Problem details →
Transcribe the entries that follow exactly as they appear, minus pictures.

The input →
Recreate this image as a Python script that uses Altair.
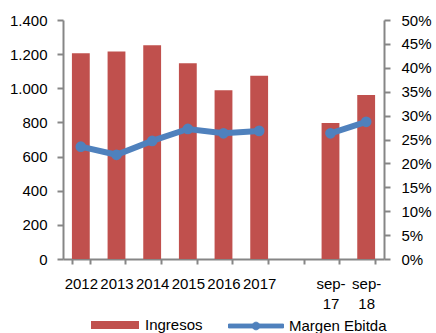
import altair as alt
import pandas as pd

categorias = ["2012", "2013", "2014", "2015", "2016", "2017", "", "sep-17", "sep-18"]
periodos = ["2012", "2013", "2014", "2015", "2016", "2017", "sep-17", "sep-18"]
ingresos = [1205, 1215, 1252, 1147, 988, 1073, 797, 961]
margen = [0.235, 0.218, 0.247, 0.272, 0.263, 0.268, 0.263, 0.287]
tramo = ["a", "a", "a", "a", "a", "a", "b", "b"]

df = pd.DataFrame({"periodo": periodos, "ingresos": ingresos, "margen": margen, "tramo": tramo})

FONT = "Liberation Sans"
ROJO = "#C0504D"
AZUL = "#4F81BD"

x = alt.X(
    "periodo:N",
    scale=alt.Scale(domain=categorias, paddingInner=0.5, paddingOuter=0.25),
    axis=alt.Axis(
        title=None, labelAngle=0, tickBand="extent", tickSize=5, labelPadding=12,
        labelExpr="substring(datum.value,0,4)=='sep-' ? ['sep-', substring(datum.value,4)] : datum.label",
        labelLineHeight=20,
    ),
)

bars = alt.Chart(df).transform_calculate(serie="'Ingresos'").mark_bar(color=ROJO).encode(
    x=x,
    y=alt.Y(
        "ingresos:Q",
        scale=alt.Scale(domain=[0, 1400]),
        axis=alt.Axis(title=None, values=list(range(0, 1401, 200)), tickSize=6, labelPadding=10,
                      labelExpr="replace(format(datum.value, ','), ',', '.')"),
    ),
    color=alt.Color(
        "serie:N",
        scale=alt.Scale(domain=["Ingresos"], range=[ROJO]),
        legend=alt.Legend(
            title=None, orient="none", legendX=28, legendY=281, padding=0,
            symbolType="M-1,-0.1667H1V0.1667H-1Z", symbolSize=2304, symbolStrokeWidth=0,
            labelFont=FONT, labelFontSize=15, labelColor="black", labelOffset=6,
        ),
    ),
)

y2 = alt.Y(
    "margen:Q",
    scale=alt.Scale(domain=[0, 0.5]),
    axis=alt.Axis(title=None, orient="right", values=[i / 100 for i in range(0, 51, 5)],
                  format=".0%", tickSize=6, labelPadding=11),
)
col2 = alt.Color(
    "serie:N",
    scale=alt.Scale(domain=["Margen Ebitda"], range=[AZUL]),
    legend=alt.Legend(
        title=None, orient="none", legendX=165, legendY=278, padding=0,
        symbolType="M-1,-0.07H1V0.07H-1Z M0.14,0 A0.14,0.14 0 1 1 -0.14,0 A0.14,0.14 0 1 1 0.14,0Z",
        symbolSize=3025, symbolStrokeWidth=1, symbolFillColor=AZUL, symbolStrokeColor=AZUL,
        labelFont=FONT, labelFontSize=15, labelColor="black", labelOffset=5,
    ),
)

linea_base = alt.Chart(df).transform_calculate(serie="'Margen Ebitda'")
linea = linea_base.mark_line(strokeWidth=6).encode(x=x, y=y2, color=col2, detail="tramo:N")
puntos = linea_base.mark_point(filled=True, size=115, opacity=1).encode(x=x, y=y2, color=col2)

chart = alt.layer(bars, alt.layer(linea, puntos)).resolve_scale(
    y="independent", color="independent"
).properties(
    width=321, height=239, autosize="none",
    padding={"left": 63, "top": 20, "right": 52, "bottom": 74},
).configure_axis(
    labelFont=FONT, labelFontSize=15, labelColor="black", grid=False,
    domainColor="#868686", tickColor="#868686", domainWidth=2, tickWidth=2,
).configure_view(stroke=None)

chart.save("out.html", embed_options={"renderer": "svg", "actions": False})
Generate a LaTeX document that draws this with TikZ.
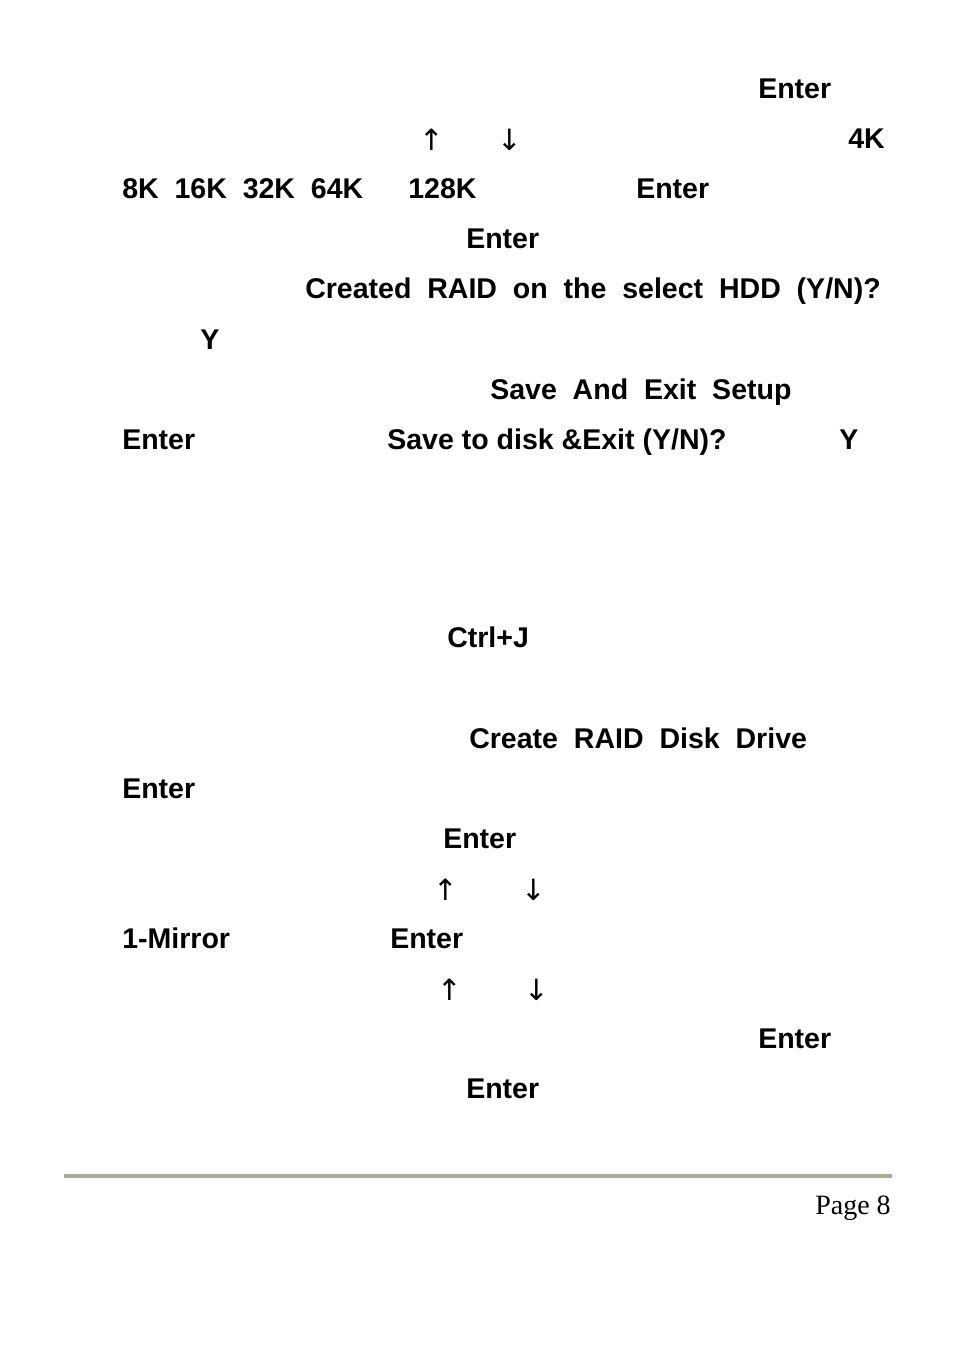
\documentclass[tikz,border=0pt]{standalone}
\usepackage{fontspec}
\setmainfont{Liberation Sans}
\newfontfamily\arrowfont{DejaVu Sans}
\newfontfamily\pagefont{Liberation Serif}
\begin{document}
\begin{tikzpicture}[x=0.75pt,y=-0.75pt,
  t/.style={anchor=base west,inner sep=0pt,font=\fontsize{21.4}{24}\selectfont\bfseries},
  ar/.style={anchor=base west,inner sep=0pt,font=\fontsize{22}{24}\arrowfont}]
\useasboundingbox (0,0) rectangle (954,1346);
\node[t] (a1) at (758,98.5) {Enter};
\node[ar] (a2) at (419,150.5) {↑};
\node[ar] (a3) at (497,150.5) {↓};
\node[t] (a4) at (848,148.5) {4K};
\node[t] (b1) at (122,198.5) {8K\ \ 16K\ \ 32K\ \ 64K};
\node[t] (b2) at (408,198.5) {128K};
\node[t] (b3) at (636,198.5) {Enter};
\node[t] (c1) at (466,248.5) {Enter};
\node[t] (c2) at (305,298.5) {Created\ \ RAID\ \ on\ \ the\ \ select\ \ HDD\ \ (Y/N)?};
\node[t] (c3) at (200,349.5) {Y};
\node[t] (d1) at (490,399.5) {Save\ \ And\ \ Exit\ \ Setup};
\node[t] (d2) at (122,449.5) {Enter};
\node[t] (d3) at (387,449.5) {Save to disk \&Exit (Y/N)?};
\node[t] (d4) at (839,449.5) {Y};
\node[t] (e1) at (447,647.5) {Ctrl+J};
\node[t] (e2) at (469,748.5) {Create\ \ RAID\ \ Disk\ \ Drive};
\node[t] (e3) at (122,798.5) {Enter};
\node[t] (e4) at (443,848.5) {Enter};
\node[ar] (f1) at (433,900.5) {↑};
\node[ar] (f2) at (521,900.5) {↓};
\node[t] (f3) at (122,948.5) {1-Mirror};
\node[t] (f4) at (390,948.5) {Enter};
\node[ar] (g1) at (437,1000.5) {↑};
\node[ar] (g2) at (524,1000.5) {↓};
\node[t] (g3) at (758,1048.5) {Enter};
\node[t] (g4) at (466,1098.5) {Enter};
\draw[line width=3pt,color={rgb,255:red,176;green,168;blue,152}] (64,1176) -- (892,1176);
\node[anchor=base east,inner sep=0pt,font=\fontsize{21}{24}\pagefont] (pg) at (891,1214) {Page 8};
\end{tikzpicture}
\end{document}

Complete answer →
Recreate this image as a Python script that uses Altair.
import altair as alt
import pandas as pd

categorias = ["2012", "2013", "2014", "2015", "2016", "2017", "", "sep-17", "sep-18"]
periodos = ["2012", "2013", "2014", "2015", "2016", "2017", "sep-17", "sep-18"]
ingresos = [1205, 1215, 1252, 1147, 988, 1073, 797, 961]
margen = [0.235, 0.218, 0.247, 0.272, 0.263, 0.268, 0.263, 0.287]
tramo = ["a", "a", "a", "a", "a", "a", "b", "b"]

df = pd.DataFrame({"periodo": periodos, "ingresos": ingresos, "margen": margen, "tramo": tramo})

FONT = "Liberation Sans"
ROJO = "#C0504D"
AZUL = "#4F81BD"

x = alt.X(
    "periodo:N",
    scale=alt.Scale(domain=categorias, paddingInner=0.5, paddingOuter=0.25),
    axis=alt.Axis(
        title=None, labelAngle=0, tickBand="extent", tickSize=5, labelPadding=12,
        labelExpr="substring(datum.value,0,4)=='sep-' ? ['sep-', substring(datum.value,4)] : datum.label",
        labelLineHeight=20,
    ),
)

bars = alt.Chart(df).transform_calculate(serie="'Ingresos'").mark_bar(color=ROJO).encode(
    x=x,
    y=alt.Y(
        "ingresos:Q",
        scale=alt.Scale(domain=[0, 1400]),
        axis=alt.Axis(title=None, values=list(range(0, 1401, 200)), tickSize=6, labelPadding=10,
                      labelExpr="replace(format(datum.value, ','), ',', '.')"),
    ),
    color=alt.Color(
        "serie:N",
        scale=alt.Scale(domain=["Ingresos"], range=[ROJO]),
        legend=alt.Legend(
            title=None, orient="none", legendX=28, legendY=281, padding=0,
            symbolType="M-1,-0.1667H1V0.1667H-1Z", symbolSize=2304, symbolStrokeWidth=0,
            labelFont=FONT, labelFontSize=15, labelColor="black", labelOffset=6,
        ),
    ),
)

y2 = alt.Y(
    "margen:Q",
    scale=alt.Scale(domain=[0, 0.5]),
    axis=alt.Axis(title=None, orient="right", values=[i / 100 for i in range(0, 51, 5)],
                  format=".0%", tickSize=6, labelPadding=11),
)
col2 = alt.Color(
    "serie:N",
    scale=alt.Scale(domain=["Margen Ebitda"], range=[AZUL]),
    legend=alt.Legend(
        title=None, orient="none", legendX=165, legendY=278, padding=0,
        symbolType="M-1,-0.07H1V0.07H-1Z M0.14,0 A0.14,0.14 0 1 1 -0.14,0 A0.14,0.14 0 1 1 0.14,0Z",
        symbolSize=3025, symbolStrokeWidth=1, symbolFillColor=AZUL, symbolStrokeColor=AZUL,
        labelFont=FONT, labelFontSize=15, labelColor="black", labelOffset=5,
    ),
)

linea_base = alt.Chart(df).transform_calculate(serie="'Margen Ebitda'")
linea = linea_base.mark_line(strokeWidth=6).encode(x=x, y=y2, color=col2, detail="tramo:N")
puntos = linea_base.mark_point(filled=True, size=115, opacity=1).encode(x=x, y=y2, color=col2)

chart = alt.layer(bars, alt.layer(linea, puntos)).resolve_scale(
    y="independent", color="independent"
).properties(
    width=321, height=239, autosize="none",
    padding={"left": 63, "top": 20, "right": 52, "bottom": 74},
).configure_axis(
    labelFont=FONT, labelFontSize=15, labelColor="black", grid=False,
    domainColor="#868686", tickColor="#868686", domainWidth=2, tickWidth=2,
).configure_view(stroke=None)

chart.save("out.html", embed_options={"renderer": "svg", "actions": False})
Generate a LaTeX document that draws this with TikZ.
\documentclass[tikz,border=0pt]{standalone}
\usepackage{fontspec}
\setmainfont{Liberation Sans}
\newfontfamily\arrowfont{DejaVu Sans}
\newfontfamily\pagefont{Liberation Serif}
\begin{document}
\begin{tikzpicture}[x=0.75pt,y=-0.75pt,
  t/.style={anchor=base west,inner sep=0pt,font=\fontsize{21.4}{24}\selectfont\bfseries},
  ar/.style={anchor=base west,inner sep=0pt,font=\fontsize{22}{24}\arrowfont}]
\useasboundingbox (0,0) rectangle (954,1346);
\node[t] (a1) at (758,98.5) {Enter};
\node[ar] (a2) at (419,150.5) {↑};
\node[ar] (a3) at (497,150.5) {↓};
\node[t] (a4) at (848,148.5) {4K};
\node[t] (b1) at (122,198.5) {8K\ \ 16K\ \ 32K\ \ 64K};
\node[t] (b2) at (408,198.5) {128K};
\node[t] (b3) at (636,198.5) {Enter};
\node[t] (c1) at (466,248.5) {Enter};
\node[t] (c2) at (305,298.5) {Created\ \ RAID\ \ on\ \ the\ \ select\ \ HDD\ \ (Y/N)?};
\node[t] (c3) at (200,349.5) {Y};
\node[t] (d1) at (490,399.5) {Save\ \ And\ \ Exit\ \ Setup};
\node[t] (d2) at (122,449.5) {Enter};
\node[t] (d3) at (387,449.5) {Save to disk \&Exit (Y/N)?};
\node[t] (d4) at (839,449.5) {Y};
\node[t] (e1) at (447,647.5) {Ctrl+J};
\node[t] (e2) at (469,748.5) {Create\ \ RAID\ \ Disk\ \ Drive};
\node[t] (e3) at (122,798.5) {Enter};
\node[t] (e4) at (443,848.5) {Enter};
\node[ar] (f1) at (433,900.5) {↑};
\node[ar] (f2) at (521,900.5) {↓};
\node[t] (f3) at (122,948.5) {1-Mirror};
\node[t] (f4) at (390,948.5) {Enter};
\node[ar] (g1) at (437,1000.5) {↑};
\node[ar] (g2) at (524,1000.5) {↓};
\node[t] (g3) at (758,1048.5) {Enter};
\node[t] (g4) at (466,1098.5) {Enter};
\draw[line width=3pt,color={rgb,255:red,176;green,168;blue,152}] (64,1176) -- (892,1176);
\node[anchor=base east,inner sep=0pt,font=\fontsize{21}{24}\pagefont] (pg) at (891,1214) {Page 8};
\end{tikzpicture}
\end{document}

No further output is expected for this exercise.